‘All Republicans May Not Be Racist, but if You Are a Racist, You Are Probably a Republican.” Sound like just another segment on MSNBC these days? Likely. Mark Goldblatt is the author of Bumper Sticker Liberalism: Peeling Back the Idiocies of the Political Left, and he addresses this kind of mantra in an interview with National Review Online’s Kathryn Jean Lopez.
KATHRYN JEAN LOPEZ: How is liberalism just a “series of bumper stickers?”
MARK GOLDBLATT: Just to be clear, what I’m talking about is contemporary American liberalism, not classical liberalism in the tradition of John Locke, Adam Smith, and Thomas Jefferson — which, ironically, has more in common with contemporary American conservatism. Liberalism, as the term is now understood, is an ideology that pays lip service to both liberty and equality but when push comes to shove — and liberty and equality have a very pushy-shovey relationship — will almost always side with equality. The sentiment is noble, but the policies don’t work.
Even John Adams, an early big-government guy, realized as much. “Inequalities of mind and body,” he wrote, “are so established by God Almighty in his constitution of human nature that no art or policy can ever plane them down to level.” But liberals keep planing away and planing away with big government programs . . . if everyone just went to college . . . if everyone just owned a house . . . if everyone just had the same health insurance. . . . Except it’s never enough to get things level. More often than not, it just warps the process and creates dependency, and things wind up less level than before. That’s because human nature doesn’t bend — which is Adam’s original insight.
So if you’re a liberal, what do you do when logic and evidence and historical experience aren’t on your side? You retreat to unreason. That’s what my book is about — the liberal retreat to unreason. I’m arguing that contemporary American liberals have become a bumper-sticker tribe. They can’t defend their politics at a depth beyond catchphrases, anecdotes, and strong feelings. There are exceptions, of course, but they’re few and far between.
LOPEZ: But don’t liberals say that they’re interested in equality of opportunity, not equality of outcomes?

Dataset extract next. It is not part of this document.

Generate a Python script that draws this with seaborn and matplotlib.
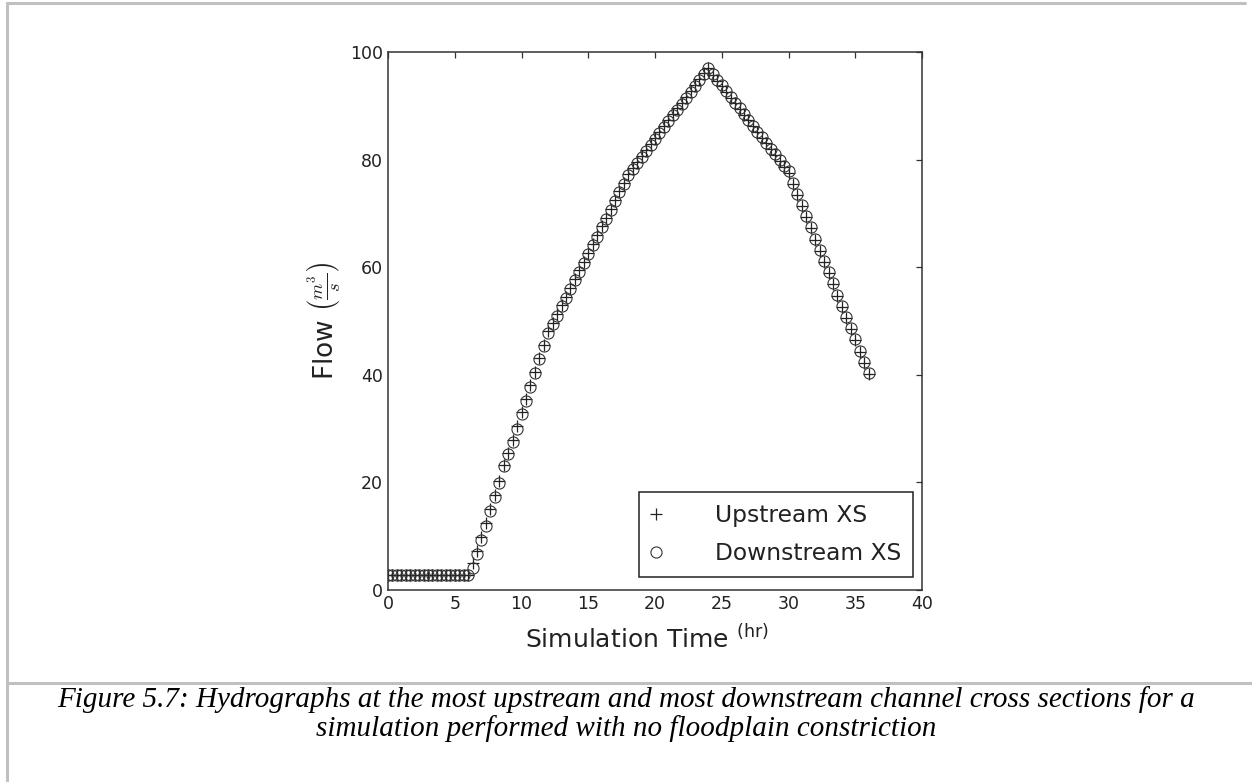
import matplotlib
matplotlib.use("Agg")
import matplotlib.pyplot as plt
from matplotlib.lines import Line2D
import seaborn as sns
import pandas as pd

# ---------------- data ----------------
time_hr = [
    0.00, 0.33, 0.67, 1.00, 1.33, 1.67, 2.00, 2.33, 2.67, 3.00, 3.33, 3.67, 4.00, 4.33, 4.67, 5.00, 5.33, 5.67, 6.00,
    6.33, 6.67, 7.00, 7.33, 7.67, 8.00, 8.33, 8.67, 9.00, 9.33, 9.67, 10.00, 10.33, 10.67, 11.00, 11.33, 11.67, 12.00,
    12.33, 12.67, 13.00, 13.33, 13.67, 14.00, 14.33, 14.67, 15.00, 15.33, 15.67, 16.00, 16.33, 16.67, 17.00, 17.33, 17.67, 18.00,
    18.33, 18.67, 19.00, 19.33, 19.67, 20.00, 20.33, 20.67, 21.00, 21.33, 21.67, 22.00, 22.33, 22.67, 23.00, 23.33, 23.67, 24.00,
    24.33, 24.67, 25.00, 25.33, 25.67, 26.00, 26.33, 26.67, 27.00, 27.33, 27.67, 28.00, 28.33, 28.67, 29.00, 29.33, 29.67, 30.00,
    30.33, 30.67, 31.00, 31.33, 31.67, 32.00, 32.33, 32.67, 33.00, 33.33, 33.67, 34.00, 34.33, 34.67, 35.00, 35.33, 35.67, 36.00,
]

upstream_flow = [
    2.8, 2.8, 2.8, 2.8, 2.8, 2.8, 2.8, 2.8, 2.8, 2.8, 2.8, 2.8, 2.8, 2.8, 2.8, 2.8, 2.8, 2.8, 2.8,
    5.0, 7.3, 9.8, 12.4, 15.0, 17.6, 20.3, 23.2, 25.5, 27.9, 30.4, 33.0, 35.5, 38.1, 40.6, 43.1, 45.6, 48.1,
    49.7, 51.3, 52.9, 54.5, 56.2, 57.8, 59.4, 61.0, 62.7, 64.3, 65.9, 67.6, 69.2, 70.8, 72.5, 74.1, 75.7, 77.4,
    78.5, 79.6, 80.7, 81.8, 82.9, 84.0, 85.1, 86.2, 87.3, 88.4, 89.5, 90.6, 91.7, 92.8, 93.9, 95.0, 96.1, 97.1,
    95.8, 94.7, 93.7, 92.6, 91.5, 90.5, 89.4, 88.3, 87.3, 86.2, 85.1, 84.1, 83.0, 81.9, 80.9, 79.8, 78.7, 77.6,
    75.5, 73.4, 71.4, 69.3, 67.2, 65.1, 63.0, 61.0, 58.9, 56.8, 54.7, 52.6, 50.6, 48.5, 46.4, 44.3, 42.2, 40.2,
]

downstream_flow = [
    2.8, 2.8, 2.8, 2.8, 2.8, 2.8, 2.8, 2.8, 2.8, 2.8, 2.8, 2.8, 2.8, 2.8, 2.8, 2.8, 2.8, 2.8, 2.8,
    4.0, 6.6, 9.3, 11.9, 14.6, 17.2, 19.8, 23.0, 25.2, 27.6, 30.0, 32.7, 35.2, 37.8, 40.3, 42.9, 45.4, 47.8,
    49.4, 51.0, 52.7, 54.3, 55.9, 57.6, 59.2, 60.8, 62.5, 64.1, 65.7, 67.4, 69.0, 70.6, 72.3, 73.9, 75.5, 77.2,
    78.3, 79.4, 80.5, 81.6, 82.7, 83.8, 84.9, 86.0, 87.1, 88.2, 89.3, 90.4, 91.5, 92.6, 93.7, 94.8, 95.9, 97.0,
    95.9, 94.8, 93.8, 92.7, 91.6, 90.6, 89.5, 88.4, 87.4, 86.3, 85.2, 84.2, 83.1, 82.0, 81.0, 79.9, 78.8, 77.8,
    75.7, 73.6, 71.6, 69.5, 67.4, 65.3, 63.2, 61.2, 59.1, 57.0, 54.9, 52.8, 50.8, 48.7, 46.6, 44.5, 42.4, 40.4,
]

x_ticks = [0, 5, 10, 15, 20, 25, 30, 35, 40]
y_ticks = [0, 20, 40, 60, 80, 100]
series_labels = ["Upstream XS", "Downstream XS"]
caption_lines = [
    "Figure 5.7: Hydrographs at the most upstream and most downstream channel cross sections for a",
    "simulation performed with no floodplain constriction",
]

# ---------------- style ----------------
sns.set_style("white")
plt.rcParams.update({
    "font.family": ["DejaVu Sans"],
    "mathtext.fontset": "cm",
    "xtick.direction": "in",
    "ytick.direction": "in",
    "xtick.top": True,
    "ytick.right": True,
    "xtick.major.size": 4.5,
    "ytick.major.size": 4.5,
    "xtick.major.width": 0.9,
    "ytick.major.width": 0.9,
    "xtick.color": "#333333",
    "ytick.color": "#333333",
    "xtick.labelcolor": "#222222",
    "ytick.labelcolor": "#222222",
    "xtick.labelsize": 12.5,
    "ytick.labelsize": 12.5,
})

W, H = 1252, 782
fig = plt.figure(figsize=(W / 100, H / 100), dpi=100)
fig.patch.set_facecolor("white")
ax = fig.add_axes([388 / W, 1 - 590 / H, 534 / W, 538 / H])

df_up = pd.DataFrame({"t": time_hr, "q": upstream_flow})
df_dn = pd.DataFrame({"t": time_hr, "q": downstream_flow})

sns.lineplot(data=df_up, x="t", y="q", ax=ax, linestyle="", marker="+",
             color="#222222", markersize=9, markeredgewidth=0.9,
             markeredgecolor="#222222", label=series_labels[0], sort=False)
sns.lineplot(data=df_dn, x="t", y="q", ax=ax, linestyle="", marker="o",
             color="#333333", markersize=8, markeredgewidth=0.8,
             markeredgecolor="#333333", markerfacecolor="none",
             label=series_labels[1], sort=False)

ax.set_xlim(0, 40)
ax.set_ylim(0, 100)
ax.set_xticks(x_ticks)
ax.set_yticks(y_ticks)
for sp in ax.spines.values():
    sp.set_color("#333333")
    sp.set_linewidth(1.1)

ax.set_xlabel(r"Simulation Time $\mathregular{^{(hr)}}$", fontsize=18, color="#222222")
ax.xaxis.set_label_coords((647 - 388) / 534, -(637 - 590) / 538 - 0.004)
ax.xaxis.label.set_va("center")
ax.set_ylabel(r"Flow $\left(\frac{m^3}{s}\right)$", fontsize=19, color="#222222", labelpad=6)

leg = ax.legend(loc="lower right", bbox_to_anchor=((913 - 388) / 534, (590 - 577) / 538),
                fontsize=16.8, frameon=True, fancybox=False,
                framealpha=1, edgecolor="#222222", borderpad=0.5,
                handlelength=0.5, handletextpad=2.27, labelspacing=0.66,
                borderaxespad=0.0, numpoints=1)
leg.get_frame().set_linewidth(1.1)
for t in leg.get_texts():
    t.set_color("#222222")

# ---------------- page decorations ----------------
gray = "#c0c0c0"
fig.add_artist(Line2D([7 / W, 7 / W], [0, 1 - 3 / H], transform=fig.transFigure, color=gray, lw=2.2))
fig.add_artist(Line2D([7 / W, 1245 / W], [1 - 3 / H, 1 - 3 / H], transform=fig.transFigure, color=gray, lw=2.2))
fig.add_artist(Line2D([7 / W, 1], [1 - 683 / H, 1 - 683 / H], transform=fig.transFigure, color=gray, lw=2.2))

fig.text(626 / W, 1 - 700 / H, caption_lines[0], ha="center", va="center",
         fontsize=21, family="Liberation Serif", style="italic", color="black")
fig.text(626 / W, 1 - 729 / H, caption_lines[1], ha="center", va="center",
         fontsize=21, family="Liberation Serif", style="italic", color="black")

fig.savefig("out.png", dpi=100, facecolor="white")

GOLDBLATT: The problem is that inequality of outcomes produces inequality of opportunity. Neither Steve Jobs nor Michael Jordan was born into spectacular privilege. Their fortunes are self-made, the product of innate talent and hard work. But they pass along the advantages they’ve accrued — social and educational contacts, business connections, and boatloads of money — to their kids. Inevitably, their kids grow up with greater opportunities than the vast majority of other kids. But if you don’t allow a Jobs or a Jordan to pass along their advantages, what’s their incentive to continue excelling? I’m sure Jobs could’ve retired to the Caribbean after the first iMac and lived very well off residuals. Ditto Jordan after the first championship. Certainly, they’re driven by ego. But the desire to provide greater and greater opportunities for their families is an even stronger incentive; it’s hard-wired into us. Would the rest of our lives be richer if redistributive taxes chased Jobs or Jordan into premature retirement? I don’t think so. Unequal outcomes lead to unequal opportunities . . . and the collective prospers because of it. Paris Hilton is a living embodiment of this great capitalist truth. She wouldn’t have her career if not for the hotel fortune accumulated by her great-grandfather, Conrad Hilton. Her pointless celebrity is the price we pay for his business acumen. It takes a measure of intellectual maturity to realize that that trade-off is worth it. But intellectual maturity is the very thing liberals so often lack.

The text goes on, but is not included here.